Lights flashed, power drills whirred and plastic golf balls flew as nearly seven dozen students rushed through a packed ballroom at the Mittleman Jewish Community Center in Southwest Portland.

The West Sylvan Middle School seventh-graders were running tests on their handmade cardboard arcade games and using soldering equipment and sewing machines to touch up the final details before debuting their creations later in the afternoon.

The April 27 program was one of 10 “Maker Experiences” made available to seventh-graders across the Portland Public Schools district starting this year.

Jeanne Yerkovich, senior program manager for the district’s Career & Technical Education program, said the three-day learning experiences offered hands-on learning opportunities and real-life applications for science, technology, engineering and math (STEM) skills.

“We’re trying to provide opportunities to our kids that we currently don’t offer in all of our schools,” she said. “We hope it might spark an interest — maybe it’s engineering, maybe it’s innovation.”

Working in small teams, the students had about nine hours to come up with an arcade game using materials provided by Tinker Camp, a hands-on educational camp selected by the district to provide this particular Maker Experience program.

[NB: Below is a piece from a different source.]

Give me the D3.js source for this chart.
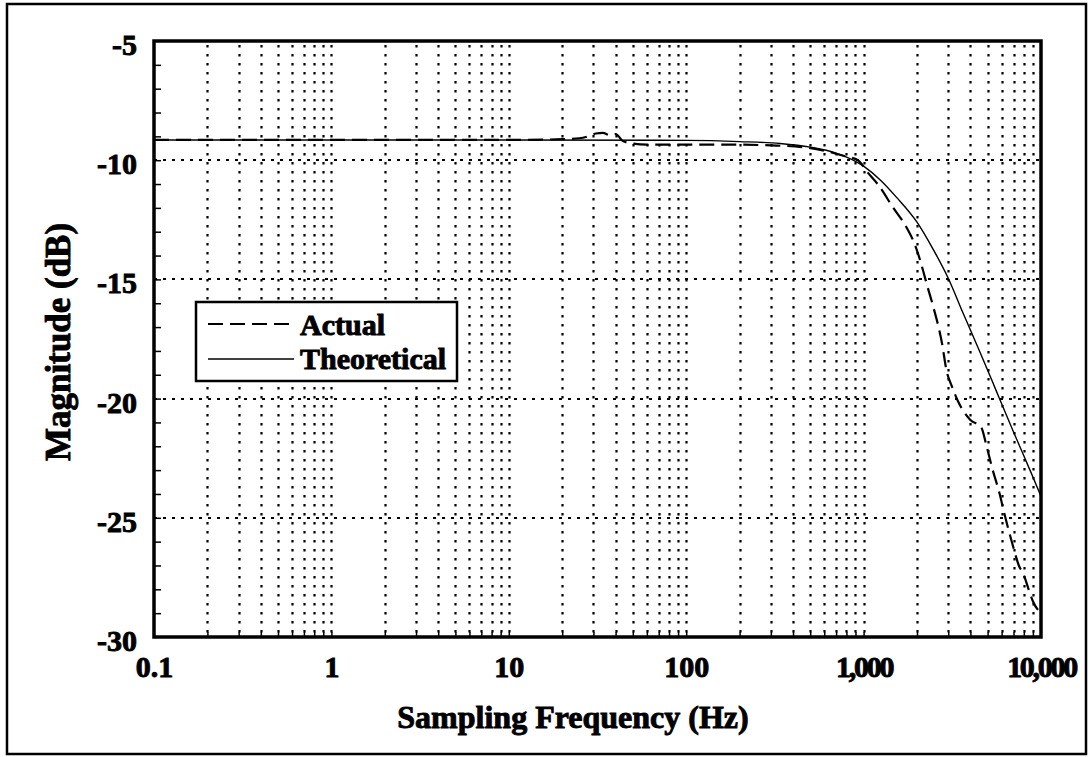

Down the hall from the arcade activity, about 20 students from Peninsula School were learning to write code with the help of instructors from Pixel Arts Game Education. The students were using Scratch, an online coding tool created by the Massachusetts Institute of Technology Media Lab.

Pixel Arts assistant coordinator Haley Biondi said instructors told students to make their game about anything they want — they could even create their own art to use in their game.

“We really like to encourage them to think big, think creative,” she said.

STEM thinking

Before taking part in the Tinker Camp program, many students had never worked with soldering or circuit materials, run a sewing machine or even used a power drill. The camp provided the tools, along with instructors to guide the students, but it also allowed space for students to figure the materials out on their own if they chose to do so.

Tinker Camp co-founder and executive director Blake Swensen said he and his team set out to provide more opportunities for students to discover what he calls “the essential mindsets for STEM.”

“Tenacity, courage, curiosity,” he said. “Those things that are spawned by creativity in the classroom.”

To encourage creativity, he sets students up with a fictional scenario and an objective. In this case, he told students, they were part of a business that was about to lose its building, and the only way to keep the building was to offer an arcade.

Students then came up with their own games — ball tosses, coin drops and even a racetrack with handmade cars — and worked together to design, build, decorate and troubleshoot their structures.

Swensen said he’d watched the students build, test and change their structures over and over throughout the project — and that’s the idea, he said. Tinker Camp’s slogan is “Try. Learn. Try Again.”

In the hours leading up to the arcade’s debut — when students would take turns playing and testing out each other’s games — a group of girls huddled around their coin-drop game. They were creating a structure with a slot at the top, where a player could drop in a coin and watch it slide down a stretch of cardboard, bouncing off of screws along the way, into one of several cardboard cups at the bottom. The player’s points would be determined by which cup their coin fell into.

The girls had figured out how to power lights to decorate their game and had rigged up a support system to keep their structure from falling over. They were continually grabbing a power drill to adjust the screws on the cardboard slide to make sure the game would work the way they hoped.

Mei Xu, a seventh-grader at West Sylvan, said the project helped her learn about how to work together and share ideas with a team. And while she’d never used a power drill before, she was wielding one easily as she touched up the game — even though she couldn’t explain exactly how she learned.

“I saw people use it, and I was like, OK,” she said.